Figure scripts:

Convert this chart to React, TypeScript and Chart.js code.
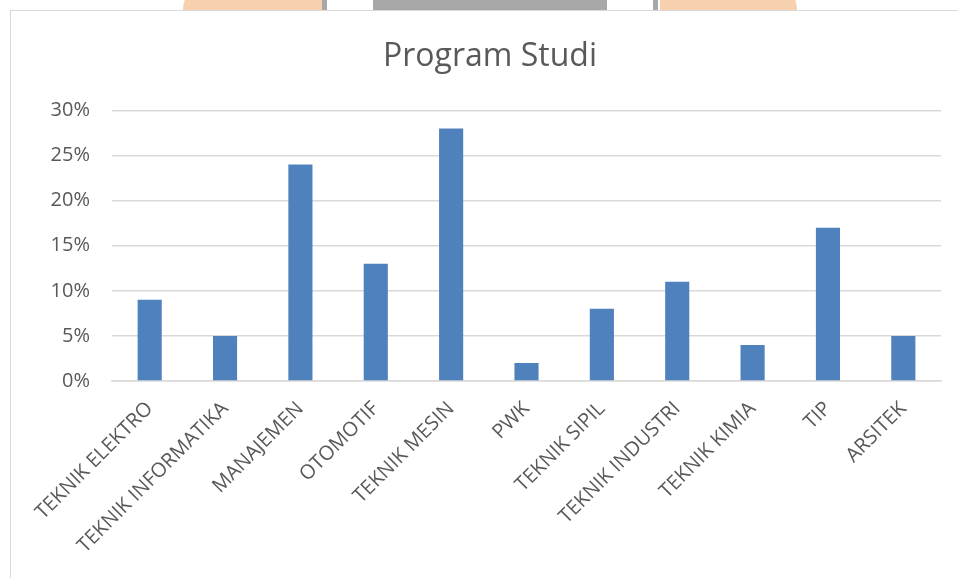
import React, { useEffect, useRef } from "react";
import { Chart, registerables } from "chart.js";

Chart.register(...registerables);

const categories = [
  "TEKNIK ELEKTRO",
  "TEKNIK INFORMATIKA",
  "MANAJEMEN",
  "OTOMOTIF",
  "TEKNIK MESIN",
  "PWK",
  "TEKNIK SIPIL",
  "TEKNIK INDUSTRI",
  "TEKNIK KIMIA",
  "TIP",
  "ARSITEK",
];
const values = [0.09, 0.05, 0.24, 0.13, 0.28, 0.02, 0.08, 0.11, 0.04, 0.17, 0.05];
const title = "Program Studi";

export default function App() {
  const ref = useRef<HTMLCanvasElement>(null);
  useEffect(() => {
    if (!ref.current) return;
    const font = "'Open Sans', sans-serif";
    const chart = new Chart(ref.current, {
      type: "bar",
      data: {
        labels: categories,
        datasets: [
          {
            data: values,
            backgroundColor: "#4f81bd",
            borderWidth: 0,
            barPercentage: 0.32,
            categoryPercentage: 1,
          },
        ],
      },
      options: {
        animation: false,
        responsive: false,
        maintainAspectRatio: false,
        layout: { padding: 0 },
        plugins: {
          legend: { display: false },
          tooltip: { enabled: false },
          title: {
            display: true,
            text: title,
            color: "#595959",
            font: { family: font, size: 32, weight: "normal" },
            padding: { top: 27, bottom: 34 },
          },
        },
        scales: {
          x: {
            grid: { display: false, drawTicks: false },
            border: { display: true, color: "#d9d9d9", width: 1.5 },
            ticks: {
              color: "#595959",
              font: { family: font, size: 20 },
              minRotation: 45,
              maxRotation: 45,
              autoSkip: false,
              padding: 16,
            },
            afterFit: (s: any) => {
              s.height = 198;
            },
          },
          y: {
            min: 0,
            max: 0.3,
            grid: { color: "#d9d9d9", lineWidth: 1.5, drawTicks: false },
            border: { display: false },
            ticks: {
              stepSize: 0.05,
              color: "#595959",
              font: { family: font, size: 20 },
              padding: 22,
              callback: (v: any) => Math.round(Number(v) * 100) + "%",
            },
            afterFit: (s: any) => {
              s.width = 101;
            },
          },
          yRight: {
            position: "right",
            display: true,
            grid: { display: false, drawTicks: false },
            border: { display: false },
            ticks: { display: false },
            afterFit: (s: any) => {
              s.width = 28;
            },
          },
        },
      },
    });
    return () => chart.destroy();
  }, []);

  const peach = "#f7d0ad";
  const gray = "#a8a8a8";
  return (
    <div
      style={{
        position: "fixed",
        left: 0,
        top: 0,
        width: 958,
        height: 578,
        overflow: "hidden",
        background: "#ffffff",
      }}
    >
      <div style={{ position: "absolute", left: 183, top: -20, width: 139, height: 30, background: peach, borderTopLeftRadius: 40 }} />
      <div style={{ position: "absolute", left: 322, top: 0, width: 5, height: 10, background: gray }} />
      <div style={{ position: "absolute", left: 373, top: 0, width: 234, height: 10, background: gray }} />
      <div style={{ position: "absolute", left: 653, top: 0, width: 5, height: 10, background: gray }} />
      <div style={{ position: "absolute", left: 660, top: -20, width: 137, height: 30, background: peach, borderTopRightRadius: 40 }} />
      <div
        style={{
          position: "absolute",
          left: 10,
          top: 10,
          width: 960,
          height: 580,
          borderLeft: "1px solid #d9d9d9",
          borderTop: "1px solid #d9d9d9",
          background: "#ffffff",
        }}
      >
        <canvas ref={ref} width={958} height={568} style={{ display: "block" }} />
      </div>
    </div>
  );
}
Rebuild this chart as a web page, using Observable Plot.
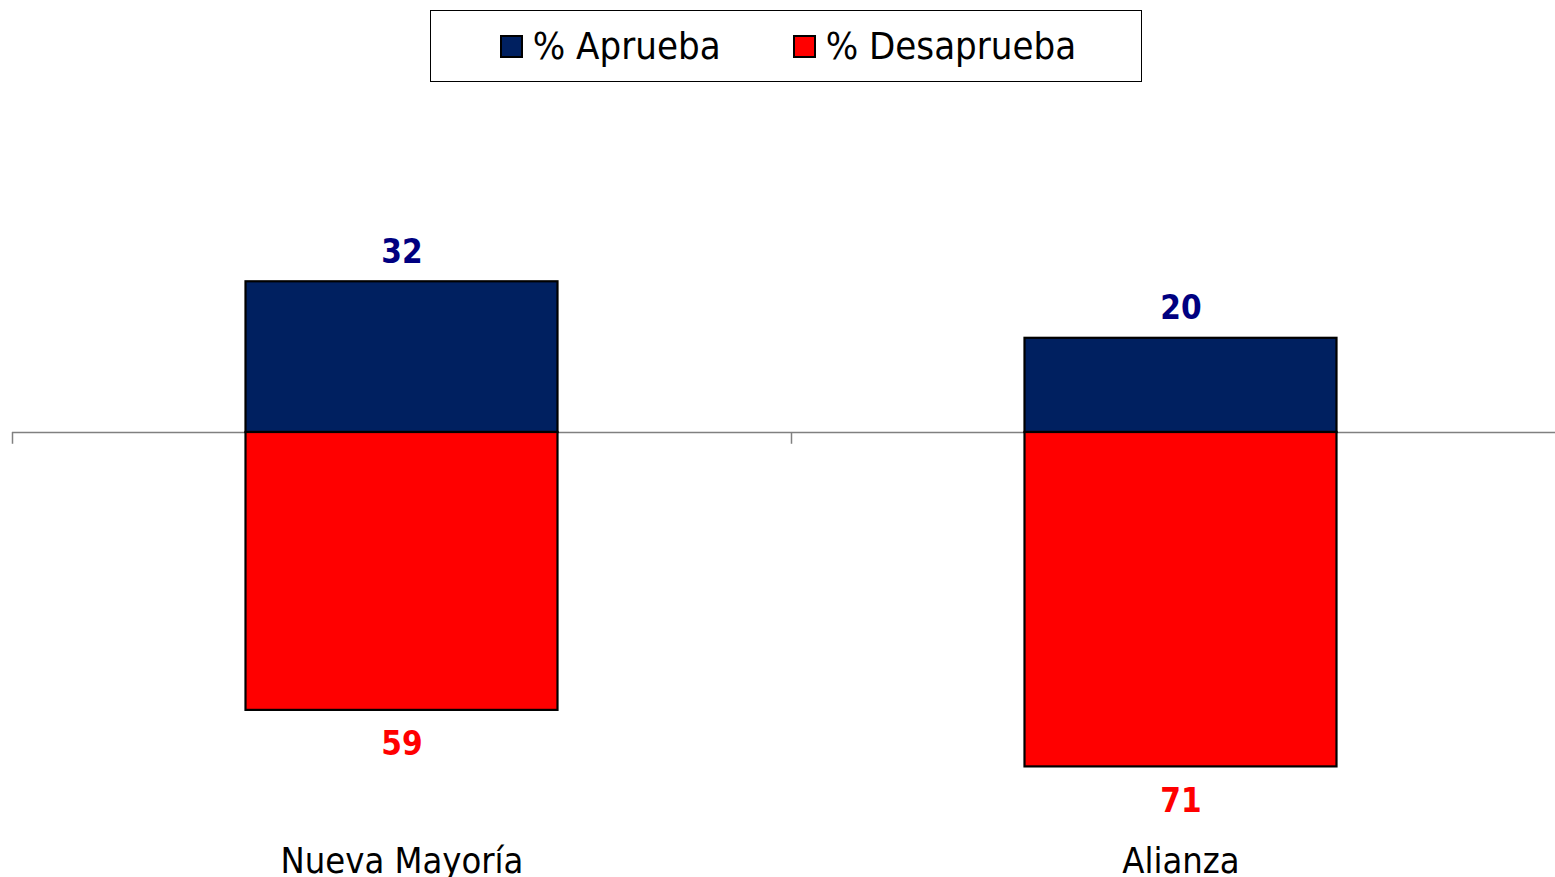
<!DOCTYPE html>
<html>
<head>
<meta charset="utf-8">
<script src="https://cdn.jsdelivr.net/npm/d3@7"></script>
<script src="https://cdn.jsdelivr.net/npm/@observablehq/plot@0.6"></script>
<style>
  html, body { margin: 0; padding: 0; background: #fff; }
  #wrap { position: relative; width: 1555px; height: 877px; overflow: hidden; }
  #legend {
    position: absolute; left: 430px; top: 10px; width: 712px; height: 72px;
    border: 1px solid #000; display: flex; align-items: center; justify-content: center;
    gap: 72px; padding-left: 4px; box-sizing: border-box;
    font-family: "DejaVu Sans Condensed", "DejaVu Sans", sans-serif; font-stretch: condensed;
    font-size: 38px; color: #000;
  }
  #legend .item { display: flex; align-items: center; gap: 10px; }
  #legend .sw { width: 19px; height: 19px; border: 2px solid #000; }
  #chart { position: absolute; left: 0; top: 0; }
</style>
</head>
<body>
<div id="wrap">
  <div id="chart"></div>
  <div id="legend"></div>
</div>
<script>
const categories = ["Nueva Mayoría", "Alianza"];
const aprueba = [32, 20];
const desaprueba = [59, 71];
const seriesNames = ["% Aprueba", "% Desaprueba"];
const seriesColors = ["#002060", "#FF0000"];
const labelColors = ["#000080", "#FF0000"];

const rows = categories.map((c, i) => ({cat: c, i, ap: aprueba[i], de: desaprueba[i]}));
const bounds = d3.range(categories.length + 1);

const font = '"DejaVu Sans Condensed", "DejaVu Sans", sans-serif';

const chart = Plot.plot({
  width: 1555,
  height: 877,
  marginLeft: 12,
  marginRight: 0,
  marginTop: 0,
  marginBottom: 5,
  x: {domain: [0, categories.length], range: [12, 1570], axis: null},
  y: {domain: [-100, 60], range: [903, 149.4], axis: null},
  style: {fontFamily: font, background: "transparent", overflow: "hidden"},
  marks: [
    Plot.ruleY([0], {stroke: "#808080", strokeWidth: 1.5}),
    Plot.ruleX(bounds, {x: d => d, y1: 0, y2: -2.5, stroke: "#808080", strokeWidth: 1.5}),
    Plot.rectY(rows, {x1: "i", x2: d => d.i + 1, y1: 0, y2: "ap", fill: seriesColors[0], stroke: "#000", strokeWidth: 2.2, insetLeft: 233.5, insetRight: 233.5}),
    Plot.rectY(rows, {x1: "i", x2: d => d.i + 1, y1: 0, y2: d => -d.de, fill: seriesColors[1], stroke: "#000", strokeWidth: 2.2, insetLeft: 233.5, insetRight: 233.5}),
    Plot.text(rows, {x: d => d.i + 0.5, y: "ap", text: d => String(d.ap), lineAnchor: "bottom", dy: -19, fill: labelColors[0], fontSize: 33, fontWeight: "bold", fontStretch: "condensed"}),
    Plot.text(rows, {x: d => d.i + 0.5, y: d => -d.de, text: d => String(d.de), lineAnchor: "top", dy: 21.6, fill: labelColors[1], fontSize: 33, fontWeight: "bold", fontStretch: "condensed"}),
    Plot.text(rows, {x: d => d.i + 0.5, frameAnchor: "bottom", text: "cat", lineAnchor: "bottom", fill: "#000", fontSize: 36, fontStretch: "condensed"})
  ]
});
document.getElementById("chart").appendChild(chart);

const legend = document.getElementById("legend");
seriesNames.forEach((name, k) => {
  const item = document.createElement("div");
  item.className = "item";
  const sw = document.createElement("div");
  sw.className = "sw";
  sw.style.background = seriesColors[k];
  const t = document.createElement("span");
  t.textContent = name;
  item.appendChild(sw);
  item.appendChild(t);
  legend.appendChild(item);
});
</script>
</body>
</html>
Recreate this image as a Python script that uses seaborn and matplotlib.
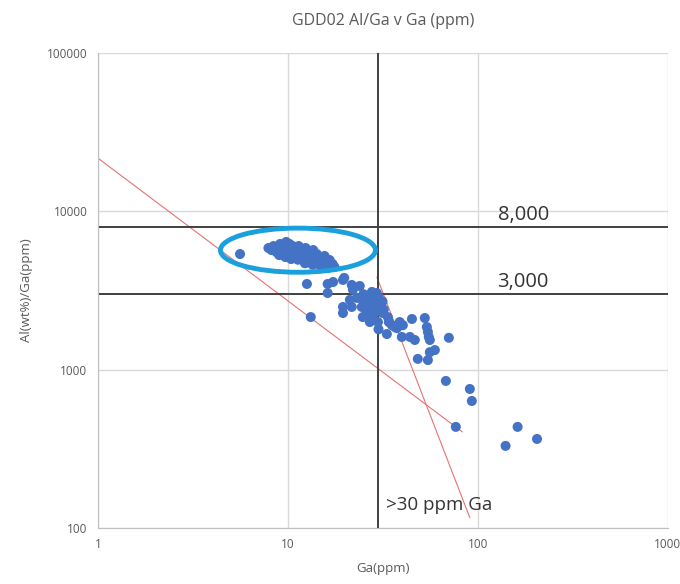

◆ YOUR OBJECTIVE
Working from the entries above, return all lines that contain "React".

◆ FINISHED ANSWER
Convert this chart to React, TypeScript and Chart.js code.
import React, { useEffect, useRef } from "react";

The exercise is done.